There are many kinds of frenzy. There's the frenzy I was in prior to leaving for Kremenchuk, having to make sure everything for the team and our travels and our upcoming week was in place, and then having to turn attention to myself to make sure I had held my mail, unplugged my appliances, packed enough underwear. There's the frenzy of keeping together at the airport, not losing someone at customs, waiting for those who got held up at passport control, and getting us all to the destination in one mostly-sane piece. This frenzy is joy, for what is coming, for what has been kept safe, and in anticipation of greatness.

Then there's another kind of frenzy. There's the frenzy of making phone calls to pass along bad news, that three of our own are suffering great losses, and that we have to rally around them. There's the frenzy of making sure the families are ok, that they are eating and sleeping and functioning properly. There's the frenzy of offering help, assistance, money, food, friendship, sympathy. There's the frenzy of keeping your energy up so that you have enough not just for yourself to live a day, but to give some away to the ones who are being drained of their own. In this frenzy, it's hard to find the joy and to look forward, not that anyone would demand such things.

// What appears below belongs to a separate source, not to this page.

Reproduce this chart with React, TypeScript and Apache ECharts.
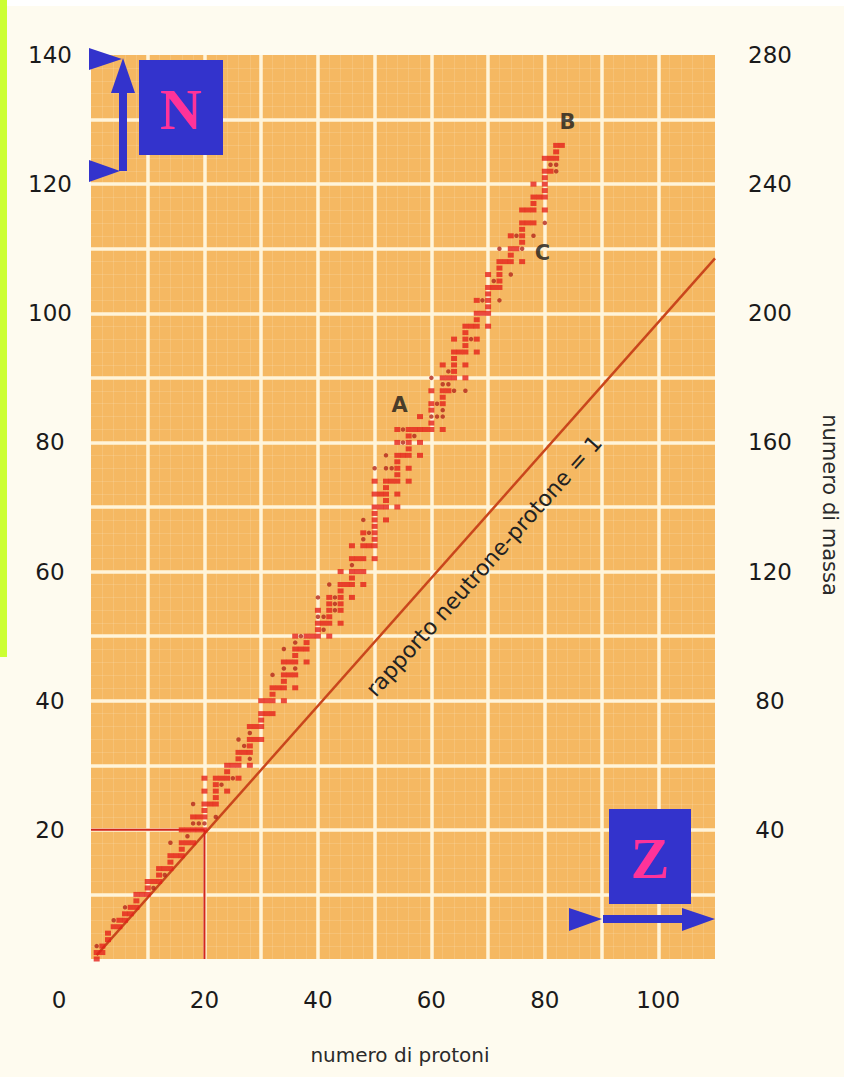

We each day expend both kinds of frenzy. And in moments like this, we gladly expend as much as we can of the latter frenzy for beloved Kenny, Mabel and Kwonno. And I'm reminded of some wise words that were spoken to me this past week: fight for your joy. It's there for the getting, and grief and pain may cover it for a time, but the joy that is worth fighting for always, always surfaces.

Father, receive them with love and gladness,
because two more of your beloved sons are home.

1 comment:

HA said...

I was so inspired and blessed by your words. May these sentiments never fade. And Amen for a safe return. You were in our prayers.